Transcribe every line from the top down to the line with "const yTicks = [1e-6, 1e-5, 1e-4];", both ends included, but not the pictures.

→ STORED ROWS
========

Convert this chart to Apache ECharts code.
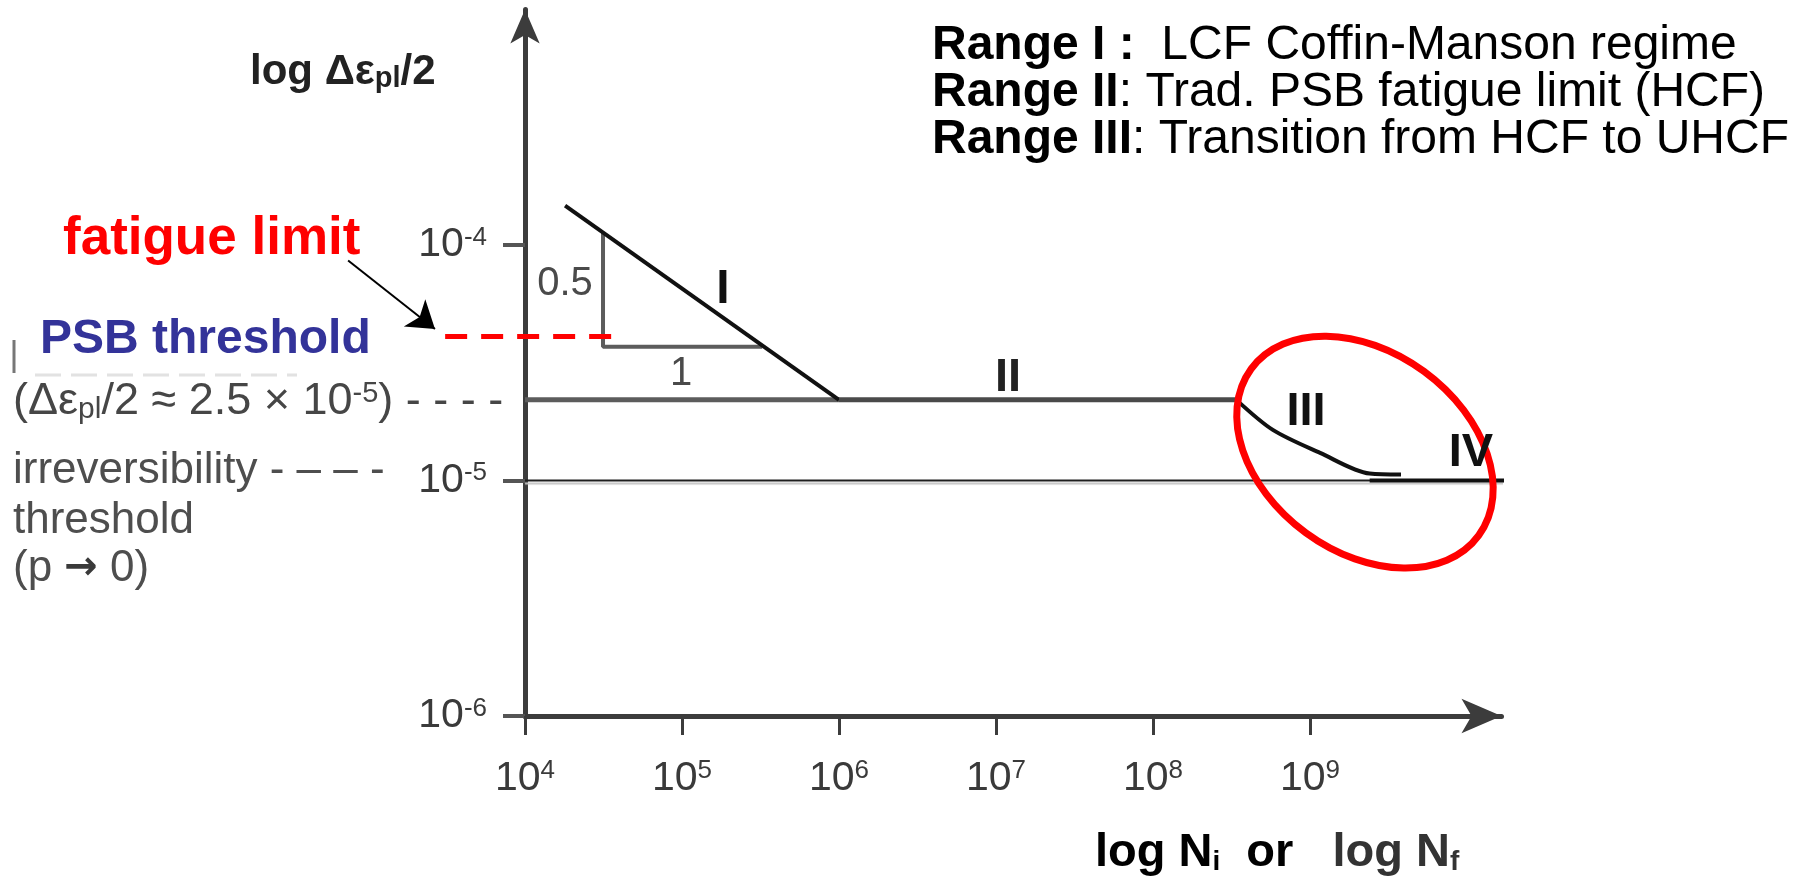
<!DOCTYPE html>
<html>
<head>
<meta charset="utf-8">
<title>Fatigue ranges I - IV</title>
<script src="https://cdn.jsdelivr.net/npm/echarts@6/dist/echarts.min.js"></script>
<style>
    html, body { margin: 0; padding: 0; background: #fff; }
    #chart { width: 1803px; height: 883px; }
</style>
</head>
<body>
<div id="chart"></div>
<script>
/* values: x = cycles N, y = plastic strain amplitude */
const xTicks = [1e4, 1e5, 1e6, 1e7, 1e8, 1e9];
const yTicks = [1e-6, 1e-5, 1e-4];

const rangeI = [[1.8e4, 1.47e-4], [1e6, 2.2e-5]];
const rangeII = [[1e6, 2.2e-5], [3.4e8, 2.2e-5]];
const rangeIII = [[3.4e8, 2.2e-5], [5.8e8, 1.64e-5], [1.16e9, 1.31e-5], [2.4e9, 1.07e-5], [3.8e9, 1.06e-5]];
const rangeIV = [[2.4e9, 1e-5], [1.8e10, 1e-5]];
const psbLine = [[1e4, 2.2e-5], [1e6, 2.2e-5]];
const irrevLine = [[1e4, 1e-5], [1.8e10, 1e-5]];
const slopeTriangle = [[3.14e4, 1.13e-4], [3.14e4, 3.7e-5], [3.24e5, 3.7e-5]];
const fatigueLimit = [[3.1e3, 4.1e-5], [3.86e4, 4.1e-5]];
const fatigueArrow = [[747, 8.6e-5], [2670, 4.4e-5]];
const rangeIIIFocus = [2.24e9, 1.32e-5];

const sans = "'Liberation Sans', Arial, sans-serif";

const lg = Math.log10;
const toLog = pts => pts.map(p => [lg(p[0]), lg(p[1])]);

let chart = echarts.init(document.getElementById('chart'));

function curve(name, pts, color, width, more) {
    return Object.assign({
        name: name,
        type: 'line',
        data: toLog(pts),
        symbol: 'none',
        clip: false,
        animation: false,
        z: 3,
        lineStyle: { color: color, width: width }
    }, more || {});
}

// straight annotation segments that may reach outside the grid
function segment(name, pts, lineStyle, more) {
    return Object.assign({
        name: name,
        type: 'lines',
        coordinateSystem: 'cartesian2d',
        clip: false,
        z: 5,
        lineStyle: Object.assign({ opacity: 1 }, lineStyle),
        data: [{ coords: toLog(pts) }]
    }, more || {});
}

function label(x, y, text, size, opts) {
    return {
        type: 'text', x: x, y: y, z: 20,
        style: Object.assign({
            text: text, fontFamily: sans, fontSize: size, fill: '#000',
            align: 'left', verticalAlign: 'middle'
        }, opts || {})
    };
}

// superscript / subscript pieces for rich text
function supStyle(size, color, lh) {
    return { fontFamily: sans, fontSize: size, fill: color, color: color, verticalAlign: 'top', lineHeight: lh };
}
function subStyle(size, color, lh, bold) {
    return { fontFamily: sans, fontSize: size, fill: color, color: color, fontWeight: bold ? 'bold' : 'normal', verticalAlign: 'bottom', lineHeight: lh };
}

const tickColor = '#3c3c3c';
const labelColor = '#3a3a3a';
const tickRich = {
    b: { fontFamily: sans, fontSize: 41, color: labelColor },
    s: supStyle(26, labelColor, 22)
};
const boldTok = { fontFamily: sans, fontSize: 48, fontWeight: 'bold', fill: '#000' };

let graphics = [
    label(250, 72, 'log Δε{sub|pl}/2', 42, { fontWeight: 'bold', fill: '#222', rich: { sub: subStyle(29, '#222', 6, true) } }),
    label(63, 239, 'fatigue limit', 53, { fontWeight: 'bold', fill: '#ff0000' }),
    label(40, 340, 'PSB threshold', 48, { fontWeight: 'bold', fill: '#333399' }),
    label(13, 402, '(Δε{sub|pl}/2 ≈ 2.5 × 10{sup|-5}) - - - -', 45, {
        fill: '#464646',
        rich: { sub: subStyle(30, '#464646', 6), sup: supStyle(29, '#464646', 20) }
    }),
    label(13, 471, 'irreversibility - – – -', 44, { fill: '#4e4e4e' }),
    label(13, 521, 'threshold', 44, { fill: '#4e4e4e' }),
    label(13, 569, '(p {arr|→} 0)', 44, {
        fill: '#4e4e4e',
        rich: { arr: { fontFamily: "'DejaVu Sans', sans-serif", fontSize: 40, fontWeight: 'bold', fill: '#3a3a3a' } }
    }),
    label(565, 284, '0.5', 40, { align: 'center', fill: '#4a4a4a' }),
    label(681, 374, '1', 40, { align: 'center', fill: '#4a4a4a' }),
    label(723, 290, 'I', 48, { align: 'center', fontWeight: 'bold', fill: '#111' }),
    label(1008, 378, 'II', 47, { align: 'center', fontWeight: 'bold', fill: '#222' }),
    label(1306, 412, 'III', 47, { align: 'center', fontWeight: 'bold', fill: '#111' }),
    label(1471, 453, 'IV', 47, { align: 'center', fontWeight: 'bold', fill: '#111' }),
    label(1095, 853, 'log N{sub|i}  or   {g|log N}{gsub|f}', 47, {
        fontWeight: 'bold',
        rich: {
            sub: subStyle(28, '#000', 8, true),
            g: { fontFamily: sans, fontSize: 47, fontWeight: 'bold', fill: '#333' },
            gsub: subStyle(28, '#333', 8, true)
        }
    }),
    label(932, 46, '{b|Range I :}  LCF Coffin-Manson regime', 48, { rich: { b: boldTok } }),
    label(932, 93, '{b|Range II}: Trad. PSB fatigue limit (HCF)', 48, { rich: { b: boldTok } }),
    label(932, 140, '{b|Range III}: Transition from HCF to UHCF', 48, { rich: { b: boldTok } }),
    // left-over strokes of the covered label
    { type: 'line', z: 5, shape: { x1: 14, y1: 340, x2: 14, y2: 373 }, style: { stroke: '#777', lineWidth: 3 } },
    { type: 'line', z: 5, shape: { x1: 35, y1: 375, x2: 297, y2: 375 }, style: { stroke: '#e2e2e2', lineWidth: 3, lineDash: [26, 10] } }
];

let option = {
    animation: false,
    backgroundColor: '#fff',
    grid: { left: 525, top: 9.5, right: 301.5, bottom: 167 },
    xAxis: {
        type: 'value',
        min: 4,
        max: 10.22,
        interval: 1,
        splitLine: { show: false },
        axisLine: {
            show: true, onZero: false,
            symbol: ['none', 'arrow'], symbolSize: [26, 40],
            lineStyle: { color: tickColor, width: 5 }
        },
        axisTick: {
            show: true, customValues: xTicks.map(lg), length: 19,
            lineStyle: { color: tickColor, width: 3 }
        },
        axisLabel: {
            customValues: xTicks.map(lg),
            margin: 42,
            formatter: v => '{b|10}{s|' + Math.round(v) + '}',
            rich: tickRich
        }
    },
    yAxis: {
        type: 'value',
        min: -6,
        max: -3,
        interval: 1,
        splitLine: { show: false },
        axisLine: {
            show: true, onZero: false,
            symbol: ['none', 'arrow'], symbolSize: [22, 34],
            lineStyle: { color: tickColor, width: 5 }
        },
        axisTick: {
            show: true, customValues: yTicks.map(lg), length: 22,
            lineStyle: { color: '#555', width: 4 }
        },
        axisLabel: {
            customValues: yTicks.map(lg),
            margin: 38,
            formatter: v => '{b|10}{s|' + Math.round(v) + '}',
            rich: tickRich
        }
    },
    series: [
        curve('irreversibility threshold', irrevLine, '#1e1e1e', 2, {
            z: 2,
            lineStyle: { color: '#1e1e1e', width: 2, shadowColor: '#c4c4c4', shadowOffsetY: 3, shadowBlur: 1 }
        }),
        curve('PSB threshold', psbLine, '#5c5c5c', 5, { z: 2 }),
        curve('slope 0.5', slopeTriangle, '#5c5c5c', 4, { z: 2 }),
        curve('Range I', rangeI, '#111', 4),
        curve('Range II', rangeII, '#4a4a4a', 5),
        curve('Range III', rangeIII, '#111', 4, { smooth: 0.3 }),
        curve('Range IV', rangeIV, '#111', 4),
        segment('fatigue limit', fatigueLimit, { color: '#ff0000', width: 5, type: [22, 14] }),
        segment('fatigue limit arrow', fatigueArrow, { color: '#000', width: 2 }, {
            symbol: ['none', 'arrow'],
            symbolSize: [16, 26]
        })
    ],
    graphic: graphics
};

chart.setOption(option);

// red ellipse around range III, centred through the axes
let c = chart.convertToPixel({ gridIndex: 0 }, [lg(rangeIIIFocus[0]), lg(rangeIIIFocus[1])]);
graphics.push({
    type: 'ellipse', z: 15,
    x: c[0], y: c[1],
    rotation: -36.2 * Math.PI / 180,
    shape: { cx: 0, cy: 0, rx: 141, ry: 100 },
    style: { fill: 'none', stroke: '#ff0000', lineWidth: 7 }
});
chart.setOption({ graphic: graphics });
</script>
</body>
</html>
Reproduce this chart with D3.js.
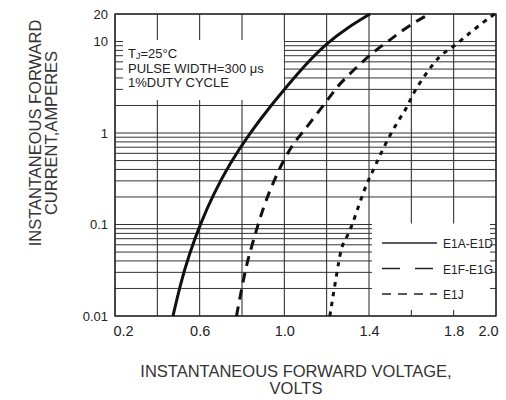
<!DOCTYPE html>
<html>
<head>
<meta charset="utf-8">
<script src="https://cdn.jsdelivr.net/npm/d3@7"></script>
<style>
  html, body { margin: 0; padding: 0; background: #fff; }
  svg { display: block; font-family: 'Liberation Sans', Arial, sans-serif; }
</style>
</head>
<body>
<svg id="chart" width="506" height="400"></svg>
<script>
// Forward characteristics: [volts, amperes]
const e1aE1d = [[0.474, 0.01], [0.509, 0.0224], [0.551, 0.0476], [0.6025, 0.101], [0.665, 0.215],
  [0.741, 0.458], [0.833, 0.975], [0.942, 2.075], [1.010, 3.18], [1.088, 5.26], [1.2, 9.63],
  [1.296, 14.06], [1.405, 20]];
const e1fE1g = [[0.774, 0.01], [0.814, 0.031], [0.838, 0.050], [0.871, 0.092], [0.909, 0.176],
  [0.972, 0.394], [1.036, 0.739], [1.088, 1.025], [1.149, 1.57], [1.211, 2.41], [1.263, 3.52],
  [1.343, 5.26], [1.419, 7.68], [1.499, 10.4], [1.579, 14.4], [1.674, 19.5], [1.69, 20]];
const e1j = [[1.215, 0.01], [1.263, 0.0488], [1.277, 0.0628], [1.31, 0.0828], [1.357, 0.176],
  [1.39, 0.284], [1.414, 0.365], [1.452, 0.575], [1.499, 0.95], [1.546, 1.46], [1.579, 1.88],
  [1.608, 2.74], [1.674, 4.64], [1.735, 7.12], [1.797, 8.71], [1.853, 11.2], [1.91, 14.4],
  [1.986, 19.5], [1.995, 20]];

const seriesNames = ['E1A-E1D', 'E1F-E1G', 'E1J'];
const xTicks = [0.2, 0.6, 1.0, 1.4, 1.8, 2.0];
const yTicks = [0.01, 0.1, 1, 10, 20];
const noteLines = ['PULSE WIDTH=300 \u03bcs', '1%DUTY CYCLE'];

const svg = d3.select('#chart');

const x = d3.scaleLinear().domain([0.2, 2.0]).range([115, 496]);
const y = d3.scaleLog().domain([0.01, 20]).range([316, 14]);

const [x0, x1] = x.range();
const [y0, y1] = y.range();

// grid
const vLines = d3.range(0, 10).map(i => 0.2 + i * 0.2);
const hLines = [];
[-2, -1, 0, 1].forEach(d => {
  for (let k = 1; k <= 9; k++) {
    const v = k * Math.pow(10, d);
    if (v <= 20) hLines.push(v);
  }
});

const grid = svg.append('g').attr('class', 'grid');
grid.selectAll('.v').data(vLines).enter().append('line')
  .attr('x1', d => x(d)).attr('x2', d => x(d))
  .attr('y1', y1).attr('y2', y0)
  .attr('stroke', '#222').attr('stroke-width', 1);
grid.selectAll('.h').data(hLines).enter().append('line')
  .attr('x1', x0).attr('x2', x1)
  .attr('y1', d => y(d)).attr('y2', d => y(d))
  .attr('stroke', '#333').attr('stroke-width', 1);

// white boxes for the note and legend (grid only shows as edge ticks)
svg.append('rect')
  .attr('x', 123).attr('y', y(10) - 1.5)
  .attr('width', x(1.0) - 123 - 0.5).attr('height', 100 - y(10) + 1.5)
  .attr('fill', '#fff');
svg.append('rect')
  .attr('x', 372).attr('y', y(0.1) - 1)
  .attr('width', x1 - 6 - 372).attr('height', y0 - 6 - y(0.1) + 1)
  .attr('fill', '#fff');

// frame
svg.append('rect')
  .attr('x', x0).attr('y', y1)
  .attr('width', x1 - x0).attr('height', y0 - y1)
  .attr('fill', 'none').attr('stroke', '#222').attr('stroke-width', 1.3);

// axes
const xAxis = svg.append('g')
  .attr('transform', `translate(0,${y0})`)
  .call(d3.axisBottom(x).tickValues(xTicks).tickSize(0).tickPadding(10).tickFormat(d3.format('.1f')));
xAxis.select('.domain').remove();
xAxis.selectAll('text')
  .attr('fill', '#222')
  .style('font-size', '14.5px')
  .attr('dx', d => d === 0.2 ? 8 : d === 2.0 ? -8 : 0);

const yAxis = svg.append('g')
  .attr('transform', `translate(${x0},0)`)
  .call(d3.axisLeft(y).tickValues(yTicks).tickSize(0).tickPadding(7).tickFormat(d => String(d)));
yAxis.select('.domain').remove();
yAxis.selectAll('text').attr('fill', '#222').style('font-size', '13px');

// curves
const line = d3.line()
  .x(d => x(d[0]))
  .y(d => y(d[1]))
  .curve(d3.curveBasis);

const styles = [
  { data: e1aE1d, dash: null },
  { data: e1fE1g, dash: '10,7' },
  { data: e1j, dash: '4.5,5.5' }
];

svg.append('g').selectAll('path').data(styles).enter().append('path')
  .attr('d', d => line(d.data))
  .attr('fill', 'none')
  .attr('stroke', '#111')
  .attr('stroke-width', 3)
  .attr('stroke-dasharray', d => d.dash);

// legend
const legendDash = [null, '18,15', '9,7'];
const legend = svg.append('g');
seriesNames.forEach((name, i) => {
  const ly = 243 + i * 25.5;
  legend.append('line')
    .attr('x1', 382).attr('x2', 437)
    .attr('y1', ly).attr('y2', ly)
    .attr('stroke', '#222').attr('stroke-width', 1.3)
    .attr('stroke-dasharray', legendDash[i]);
  legend.append('text')
    .attr('x', 443).attr('y', ly + 5)
    .attr('fill', '#222')
    .style('font-size', '12px')
    .text(name);
});

// test conditions note
const note = svg.append('g').attr('fill', '#222').style('font-size', '13px');
const tj = note.append('text').attr('x', 128).attr('y', 57.5);
tj.append('tspan').text('T');
tj.append('tspan').attr('dy', 1.5).style('font-size', '9px').text('J');
tj.append('tspan').attr('dy', -1.5).text('=25\u00b0C');
noteLines.forEach((t, i) => {
  note.append('text')
    .attr('x', 128).attr('y', 72.5 + i * 14.5)
    .text(t);
});

// axis titles
const xTitle = svg.append('text')
  .attr('text-anchor', 'middle')
  .attr('fill', '#333')
  .style('font-size', '16.5px');
xTitle.append('tspan').attr('x', 296).attr('y', 377).text('INSTANTANEOUS FORWARD VOLTAGE,');
xTitle.append('tspan').attr('x', 296).attr('y', 394).text('VOLTS');

const yTitle = svg.append('text')
  .attr('text-anchor', 'middle')
  .attr('fill', '#333')
  .style('font-size', '16.5px')
  .attr('transform', 'translate(0,133) rotate(-90)');
yTitle.append('tspan').attr('x', 0).attr('y', 41).text('INSTANTANEOUS FORWARD');
yTitle.append('tspan').attr('x', 0).attr('y', 57).text('CURRENT,AMPERES');
</script>
</body>
</html>
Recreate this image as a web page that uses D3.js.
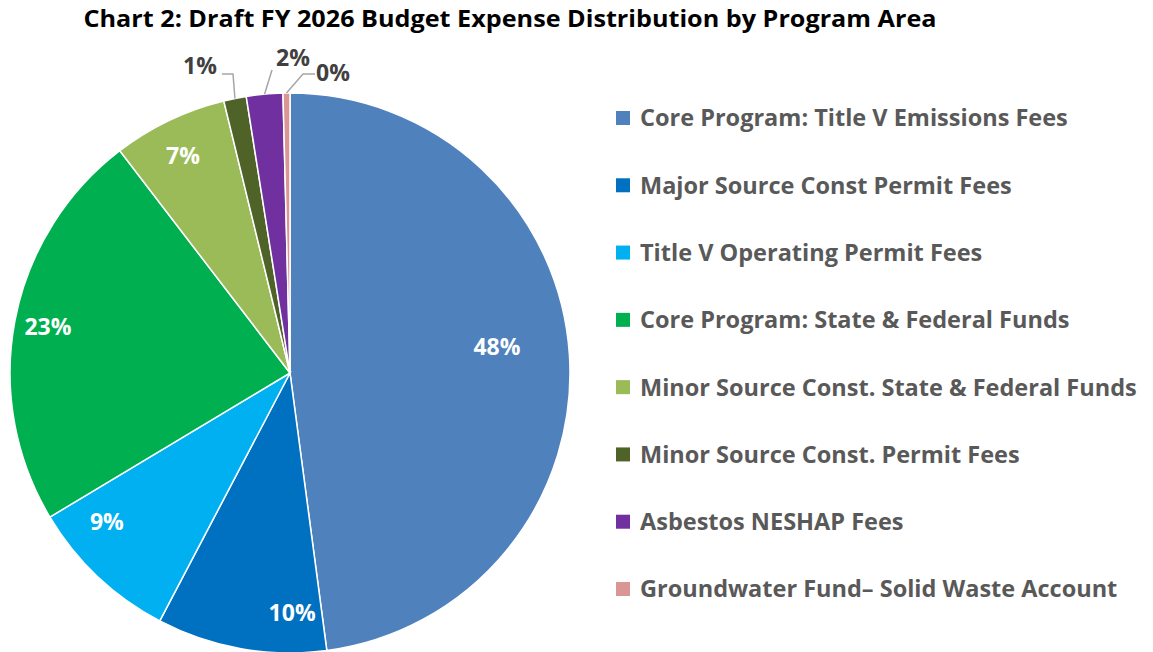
<!DOCTYPE html>
<html>
<head>
<meta charset="utf-8">
<script src="https://cdn.jsdelivr.net/npm/d3@7"></script>
<style>
  body { margin: 0; background: #fff; }
  text { font-family: "Open Sans", Lato, sans-serif; font-weight: bold; }
</style>
</head>
<body>
<svg id="chart" width="1153" height="652"></svg>
<script>
// program areas, in pie order (clockwise from 12 o'clock)
const programs = [
  "Core Program: Title V Emissions Fees",
  "Major Source Const Permit Fees",
  "Title V Operating Permit Fees",
  "Core Program: State & Federal Funds",
  "Minor Source Const. State & Federal Funds",
  "Minor Source Const. Permit Fees",
  "Asbestos NESHAP Fees",
  "Groundwater Fund\u2013 Solid Waste Account"
];
// share of budget, percent
const shares = [47.9, 9.8, 8.7, 23.2, 6.6, 1.3, 2.1, 0.4];
const labels = ["48%", "10%", "9%", "23%", "7%", "1%", "2%", "0%"];
const colors = ["#4f81bd", "#0070c0", "#00b0f0", "#00b050", "#9bbb59", "#4f6228", "#7030a0", "#d99694"];

const svg = d3.select("#chart");
const cx = 290, cy = 373, r = 280;

svg.append("text")
  .attr("x", 510).attr("y", 27)
  .attr("text-anchor", "middle")
  .attr("font-size", 23)
  .attr("textLength", 853)
  .attr("lengthAdjust", "spacingAndGlyphs")
  .attr("fill", "#000")
  .text("Chart 2: Draft FY 2026 Budget Expense Distribution by Program Area");

const pie = d3.pie().sort(null).value(d => d);
const arcs = pie(shares);
const arc = d3.arc().innerRadius(0).outerRadius(r);

const g = svg.append("g").attr("transform", `translate(${cx},${cy})`);

g.selectAll("path")
  .data(arcs)
  .join("path")
    .attr("d", arc)
    .attr("fill", (d, i) => colors[i])
    .attr("stroke", "#fff")
    .attr("stroke-width", 1.5);

// polar helper, angle in radians from 12 o'clock
const polar = (a, rad) => [rad * Math.sin(a), -rad * Math.cos(a)];

// inside labels: position within slice (fraction of slice span) and radius factor
const inside = [
  {i: 0, f: 0.48, k: 0.745},
  {i: 1, f: 0.2, k: 0.857},
  {i: 2, f: 0.74, k: 0.843},
  {i: 3, f: 0.5, k: 0.88},
  {i: 4, f: 0.47, k: 0.864}
];
inside.forEach(o => {
  const d = arcs[o.i];
  const a = d.startAngle + o.f * (d.endAngle - d.startAngle);
  const [x, y] = polar(a, o.k * r);
  g.append("text")
    .attr("x", x).attr("y", y)
    .attr("dy", "0.36em")
    .attr("text-anchor", "middle")
    .attr("font-size", 23)
    .attr("fill", "#fff")
    .text(labels[o.i]);
});

// outside labels with leader lines
const outside = [
  {i: 5, lx: 200, ly: 66, pts: [[222, 74], [233, 74]]},
  {i: 6, lx: 293, ly: 58, pts: [[272, 70]]},
  {i: 7, lx: 333, ly: 73, pts: [[315, 74], [303, 74]]}
];
outside.forEach(o => {
  const d = arcs[o.i];
  const mid = (d.startAngle + d.endAngle) / 2;
  const [ex, ey] = polar(mid, r);
  const line = o.pts.map(p => [p[0] - cx, p[1] - cy]).concat([[ex, ey]]);
  g.append("path")
    .attr("d", d3.line()(line))
    .attr("fill", "none")
    .attr("stroke", "#a6a6a6")
    .attr("stroke-width", 1.5);
  svg.append("text")
    .attr("x", o.lx).attr("y", o.ly)
    .attr("dy", "0.36em")
    .attr("text-anchor", "middle")
    .attr("font-size", 23)
    .attr("fill", "#404040")
    .text(labels[o.i]);
});

// legend
const ly = d3.scalePoint().domain(programs).range([118, 589]);
const leg = svg.append("g").selectAll("g")
  .data(programs)
  .join("g")
    .attr("transform", d => `translate(616,${ly(d)})`);
leg.append("rect")
  .attr("x", 0).attr("y", -7)
  .attr("width", 14).attr("height", 14)
  .attr("fill", (d, i) => colors[i]);
leg.append("text")
  .attr("x", 24).attr("y", 0)
  .attr("dy", "0.36em")
  .attr("font-size", 23.5)
  .attr("fill", "#595959")
  .text(d => d);
</script>
</body>
</html>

========

→ FINISHED EXERCISE
Convert this chart to Apache ECharts code.
<!DOCTYPE html>
<html>
<head>
<meta charset="utf-8">
<title>Fatigue ranges I - IV</title>
<script src="https://cdn.jsdelivr.net/npm/echarts@6/dist/echarts.min.js"></script>
<style>
    html, body { margin: 0; padding: 0; background: #fff; }
    #chart { width: 1803px; height: 883px; }
</style>
</head>
<body>
<div id="chart"></div>
<script>
/* values: x = cycles N, y = plastic strain amplitude */
const xTicks = [1e4, 1e5, 1e6, 1e7, 1e8, 1e9];
const yTicks = [1e-6, 1e-5, 1e-4];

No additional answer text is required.